I'm in a transitional period in my life right now. I'm still adjusting to waking up at 7:15 a.m. every morning, making myself look presentable enough for a professional setting, and working a 9-5 job. I can't roll out of bed five minutes before my class or shift at the Copy Center, throw on sweatpants and a hoodie, and be on my merry way half-asleep anymore. Difficult as this transition has been, I can honestly say that I'm very happy with the way my life is panning out.
On the other hand, someone very special to me is also going through a transitional period, though his is not going as smoothly as mine. He's at a job he's not crazy about in a city he couldn't dislike more. He continues to come up with big ideas that will serve as a sort of "quick fix" to get him out of the job and the city that he's never been fond of. The big ideas look good on paper, but they, too, always come up a bit short. Maybe he should just suck it up and stick it out? It's not easy seeing him like this, but it can't be this difficult forever; things are bound to get better there. After all, the job does pay well.
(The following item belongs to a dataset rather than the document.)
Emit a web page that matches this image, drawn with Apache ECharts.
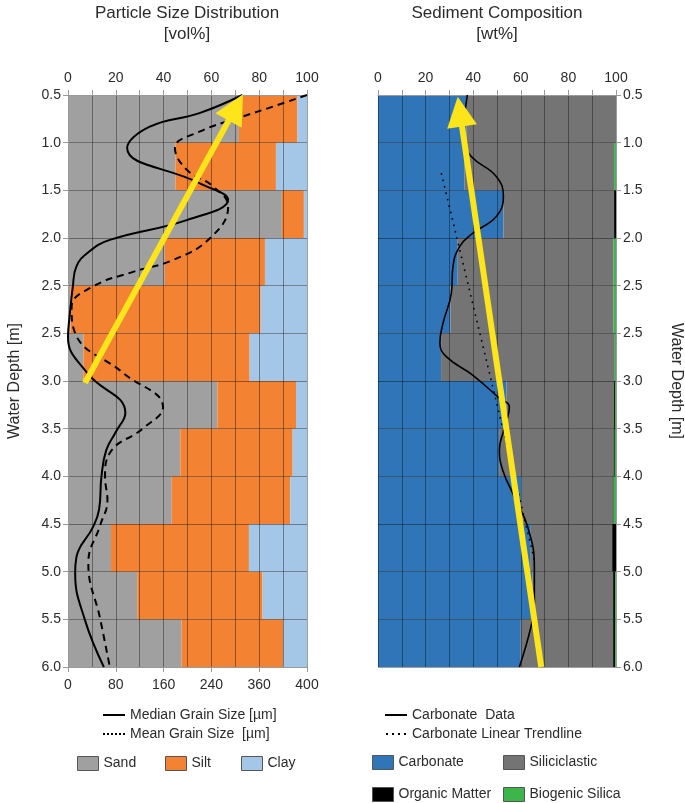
<!DOCTYPE html>
<html>
<head>
<meta charset="utf-8">
<script src="https://cdn.jsdelivr.net/npm/echarts@6/dist/echarts.min.js"></script>
<style>html,body{margin:0;padding:0;background:#fff;}#c{width:685px;height:803px;}</style>
</head>
<body>
<div id="c"></div>
<script>
// ---------- data ----------
const depthLabels = ['0.5','1.0','1.5','2.0','2.5','2.5','3.0','3.5','4.0','4.5','5.0','5.5','6.0'];
const intervals = ['i1','i2','i3','i4','i5','i6','i7','i8','i9','i10','i11','i12'];
const grainTicks = ['0','80','160','240','360','400'];

// Particle size distribution [vol%]
const sand = [71.5, 45, 89.5, 40.5, 1, 6.5, 62.5, 47, 43.4, 18, 29, 47.5];
const silt = [24.5, 42, 9.2, 41.9, 79.6, 69.5, 32.9, 47, 49.6, 57.7, 52.4, 42.5];
const clay = [4, 13, 1.3, 17.6, 19.4, 24, 4.6, 6, 7, 24.3, 18.6, 10];

// Grain size curves (depth position in interval units, size in µm)
const medianDepth = [0, 0.38, 0.67, 1.11, 1.85, 2.2, 2.62, 3.04, 3.3, 3.6, 4.03, 4.6, 5.08, 5.83, 6.67, 7.07, 7.45, 8.0, 8.7, 9.06, 9.7, 10.03, 11.0, 12.0];
const medianSize  = [292, 220, 136, 99, 220, 268, 200, 70, 34, 14, 8, 3, 0, 32, 96, 80, 64, 56, 52, 42, 14, 12, 28, 60];
const meanDepth = [0, 0.24, 0.47, 0.77, 1.11, 1.57, 1.92, 2.34, 3.0, 3.46, 3.71, 4.03, 4.45, 5.0, 5.83, 6.55, 6.99, 7.51, 8.01, 8.5, 9.02, 9.82, 11.0, 12.0];
const meanSize  = [400, 344, 288, 220, 179, 199, 243, 268, 238, 176, 109, 40, 6, 12, 92, 159, 126, 70, 62, 66, 54, 34, 54, 70];

// Sediment composition [wt%]
const carbonate     = [37.2, 36.4, 52.7, 33.5, 30.4, 26.5, 54, 50.9, 60.3, 64.2, 64.9, 60];
const siliciclastic = [62.8, 62.8, 46.5, 65.5, 68.6, 73, 45.2, 48.1, 38.3, 34.2, 33.9, 38.8];
const organic       = [0, 0, 0.8, 0, 0, 0, 0.4, 0.5, 0.4, 1.6, 0.8, 0.8];
const biosilica     = [0, 0.8, 0, 1, 1, 0.5, 0.4, 0.5, 1.0, 0, 0.4, 0.4];

const carbDepth = [0, 0.94, 1.29, 1.71, 2.13, 2.55, 2.9, 3.18, 3.6, 4.16, 4.79, 5.2, 5.49, 5.88, 6.36, 6.54, 6.89, 7.45, 7.87, 8.43, 9.06, 9.9, 10.66, 11.15, 12];
const carbValue = [37.5, 36, 39.2, 49.7, 52.7, 49.7, 39.9, 34.3, 31.5, 30.8, 27.3, 26, 28.7, 39.9, 51, 55.2, 53.8, 51, 52.4, 57.3, 62.9, 65.7, 65.7, 64.3, 59.4];
const trendDepth = [1.64, 9.75];
const trendValue = [26.6, 65.7];

// Annotation arrows (value %, depth position): tail, head
const arrowLeft  = [[7.1, 6.04], [70.2, 0.26]];
const arrowRight = [[68.6, 12], [34.4, 0.35]];

// ---------- chart ----------
const FONT = '"Liberation Sans", Arial, sans-serif';
const TXT = '#2b2b2b';
const C = {sand:'#a0a0a0', silt:'#f38232', clay:'#a4c6e7', carb:'#2f75b7', sili:'#747474', om:'#000000', bsi:'#3cb54a', yellow:'#fde41b'};
const gridLine = {show:true, lineStyle:{color:'rgba(0,0,0,0.38)', width:1}};

const ICON_SOLID = 'path://M0,0h22v2h-22z';
const ICON_DOTS6 = 'path://M0,0h2v2h-2zM4,0h2v2h-2zM8,0h2v2h-2zM12,0h2v2h-2zM16,0h2v2h-2zM20,0h2v2h-2z';
const ICON_DOTS4 = 'path://M0,0h2v2h-2zM6,0h2v2h-2zM12,0h2v2h-2zM18,0h2v2h-2z';

const zip = (a,b) => a.map((v,i)=>[v,b[i]]);

function valueY(gridIndex, position, name, rotate, gap) {
  return {
    type:'value', gridIndex, position, inverse:true, min:0, max:12, interval:1, z:5,
    name, nameLocation:'middle', nameRotate:rotate, nameGap:gap,
    nameTextStyle:{fontSize:16, color:TXT, fontFamily:FONT},
    axisLine:{show:true, lineStyle:{color:'#9a9a9a'}},
    axisTick:{show:true, length:5, lineStyle:{color:'#9a9a9a'}},
    axisLabel:{fontSize:14, color:TXT, fontFamily:FONT, margin:7, formatter:(v)=>depthLabels[v] ?? ''},
    splitLine:gridLine
  };
}
function topX(gridIndex) {
  return {
    type:'value', gridIndex, position:'top', min:0, max:100, interval:10, z:5,
    axisLine:{show:true, lineStyle:{color:'#9a9a9a'}},
    axisTick:{show:true, length:5, lineStyle:{color:'#9a9a9a'}},
    axisLabel:{fontSize:14, color:TXT, fontFamily:FONT, margin:10, formatter:(v)=> (v%20===0 ? String(v) : '')},
    splitLine:gridLine
  };
}
function boxLegend(name, left, top) {
  return {
    data:[name], left, top, padding:0, icon:'rect', itemWidth:21, itemHeight:14, itemGap:0,
    itemStyle:{borderColor:'#555', borderWidth:1},
    textStyle:{fontSize:14, color:TXT, fontFamily:FONT},
    selectedMode:false
  };
}
function lineLegend(items, left, top) {
  return {
    data:items, left, top, padding:0, orient:'vertical', itemWidth:22, itemHeight:2, itemGap:5,
    itemStyle:{color:'#000', borderWidth:0},
    textStyle:{fontSize:14, color:TXT, fontFamily:FONT},
    selectedMode:false
  };
}

const option = {
  animation:false,
  backgroundColor:'#fff',
  textStyle:{fontFamily:FONT},
  title:[
    {text:'Particle Size Distribution\n[vol%]', left:187, top:3, padding:0, textAlign:'center',
     textStyle:{fontSize:17, fontWeight:'normal', color:TXT, fontFamily:FONT, lineHeight:21}},
    {text:'Sediment Composition\n[wt%]', left:497, top:3, padding:0, textAlign:'center',
     textStyle:{fontSize:17, fontWeight:'normal', color:TXT, fontFamily:FONT, lineHeight:21}}
  ],
  grid:[
    {left:68, top:95, width:239, height:572},
    {left:378, top:95, width:239, height:572}
  ],
  xAxis:[
    topX(0),
    {type:'value', gridIndex:0, position:'bottom', min:0, max:400, interval:80, z:5,
     axisLine:{show:true, lineStyle:{color:'#9a9a9a'}},
     axisTick:{show:true, length:5, lineStyle:{color:'#9a9a9a'}},
     axisLabel:{fontSize:14, color:TXT, fontFamily:FONT, margin:11, formatter:(v)=>grainTicks[Math.round(v/80)] ?? ''},
     splitLine:{show:false}},
    topX(1)
  ],
  yAxis:[
    {type:'category', gridIndex:0, data:intervals, inverse:true, show:false},
    valueY(0, 'left', 'Water Depth [m]', 90, 45),
    {type:'category', gridIndex:1, data:intervals, inverse:true, show:false},
    valueY(1, 'right', 'Water Depth [m]', -90, 52)
  ],
  legend:[
    lineLegend([{name:'Median Grain Size [µm]', icon:ICON_SOLID},{name:'Mean Grain Size  [µm]', icon:ICON_DOTS6}], 103, 708),
    boxLegend('Sand', 77, 756),
    boxLegend('Silt', 165, 756),
    boxLegend('Clay', 241, 756),
    lineLegend([{name:'Carbonate  Data', icon:ICON_SOLID},{name:'Carbonate Linear Trendline', icon:ICON_DOTS4}], 385, 708),
    boxLegend('Carbonate', 372, 755),
    boxLegend('Siliciclastic', 503, 755),
    boxLegend('Organic Matter', 372, 787),
    boxLegend('Biogenic Silica', 503, 787)
  ],
  series:[
    {name:'Sand', type:'bar', stack:'psd', xAxisIndex:0, yAxisIndex:0, data:sand, barWidth:'100%', barCategoryGap:0, itemStyle:{color:C.sand}},
    {name:'Silt', type:'bar', stack:'psd', xAxisIndex:0, yAxisIndex:0, data:silt, barWidth:'100%', itemStyle:{color:C.silt}},
    {name:'Clay', type:'bar', stack:'psd', xAxisIndex:0, yAxisIndex:0, data:clay, barWidth:'100%', itemStyle:{color:C.clay}},
    {name:'Median Grain Size [µm]', type:'line', xAxisIndex:1, yAxisIndex:1, data:zip(medianSize, medianDepth),
     smooth:0.45, showSymbol:false, symbol:'none', z:10, lineStyle:{color:'#000', width:2}, itemStyle:{color:'#000'}},
    {name:'Mean Grain Size  [µm]', type:'line', xAxisIndex:1, yAxisIndex:1, data:zip(meanSize, meanDepth),
     smooth:0.45, showSymbol:false, symbol:'none', z:10, lineStyle:{color:'#000', width:2, type:[7,5]}, itemStyle:{color:'#000'}},

    {name:'Carbonate', type:'bar', stack:'sed', xAxisIndex:2, yAxisIndex:2, data:carbonate, barWidth:'100%', itemStyle:{color:C.carb}},
    {name:'Siliciclastic', type:'bar', stack:'sed', xAxisIndex:2, yAxisIndex:2, data:siliciclastic, barWidth:'100%', itemStyle:{color:C.sili}},
    {name:'Organic Matter', type:'bar', stack:'sed', xAxisIndex:2, yAxisIndex:2, data:organic, barWidth:'100%', itemStyle:{color:C.om}},
    {name:'Biogenic Silica', type:'bar', stack:'sed', xAxisIndex:2, yAxisIndex:2, data:biosilica, barWidth:'100%', itemStyle:{color:C.bsi}},
    {name:'Carbonate  Data', type:'line', xAxisIndex:2, yAxisIndex:3, data:zip(carbValue, carbDepth),
     smooth:0.45, showSymbol:false, symbol:'none', z:10, lineStyle:{color:'#000', width:1.6}, itemStyle:{color:'#000'}},
    {name:'Carbonate Linear Trendline', type:'line', xAxisIndex:2, yAxisIndex:3, data:zip(trendValue, trendDepth),
     showSymbol:false, symbol:'none', z:10, lineStyle:{color:'#000', width:1.6, type:[1.6,5]}, itemStyle:{color:'#000'}},

    {type:'lines', coordinateSystem:'cartesian2d', xAxisIndex:0, yAxisIndex:1, z:20, silent:true,
     symbol:['none','triangle'], symbolSize:30,
     lineStyle:{color:C.yellow, width:6, opacity:1},
     data:[{coords:arrowLeft}]},
    {type:'lines', coordinateSystem:'cartesian2d', xAxisIndex:2, yAxisIndex:3, z:20, silent:true,
     symbol:['none','triangle'], symbolSize:30,
     lineStyle:{color:C.yellow, width:6, opacity:1},
     data:[{coords:arrowRight}]}
  ]
};
const chart = echarts.init(document.getElementById('c'), null, {renderer:'canvas'});
chart.setOption(option);
</script>
</body>
</html>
When you see someone you care about struggling, your immediate instinct is to help him or her in any way possible. What can I do to make his situation easier, especially when I'm several hours away? After all, at twenty-two years old and barely into the professional world at all, what do I know about career decisions? I've spent many nights wide awake recently, wracking my brain and trying to come up with some way to fix all of this. It finally dawned on me months into the entire ordeal: tell him to do what makes him happy.
Tell him to do what makes him happy. It's an extremely simple concept, really. Could I tell him to pack up his life, his career, and everything else he's acquired since moving away and just come home whether he's secured a definite life- and/or career-plan or not? Risky (and perhaps foolish) though it may be, that's exactly what I should have been telling him all along. Decisions like the one he's currently faced with should not be based on how much money a position will pay, what others are telling him to do, or the distorted picture that society paints of what success entails. Success isn't measured in dollar signs, but rather the happiness that you possess and in turn provide to others, and I should have communicated this notion to him a long, long time ago.
The "him" I keep referring to in this blog is my fiancé. He's my best friend, and seeing him so unhappy is heartbreaking. I realize now that I never should have encouraged him to remain at the job in the city he doesn't like, assuring him that things would be better after the initial adjustment period ended. Big-city life has really made him miss the relaxed, peaceful lifestyle of the Ohio Valley that both of us grew up with, and who am I to tell him that he shouldn't come back here until he gets real experience somewhere else? It's time for him to start making decisions based on what will make him happy today, tomorrow, five and ten years down the road, rather than the amount of money he could make somewhere.
I'm very grateful for my opportunity at Bordas & Bordas. I never dreamed I'd be so happy at my fresh-out-of-college position. I know my fiancé will find the same happiness very soon, and I'll be helping him look for it every step of the way. And so from here on out, this blog and all its readers as my witness, I'm not advising anyone to make, nor am I making personally, any life-decisions based on monetary value. Money comes and goes, but the happiness you acquire and give to others lasts a lifetime.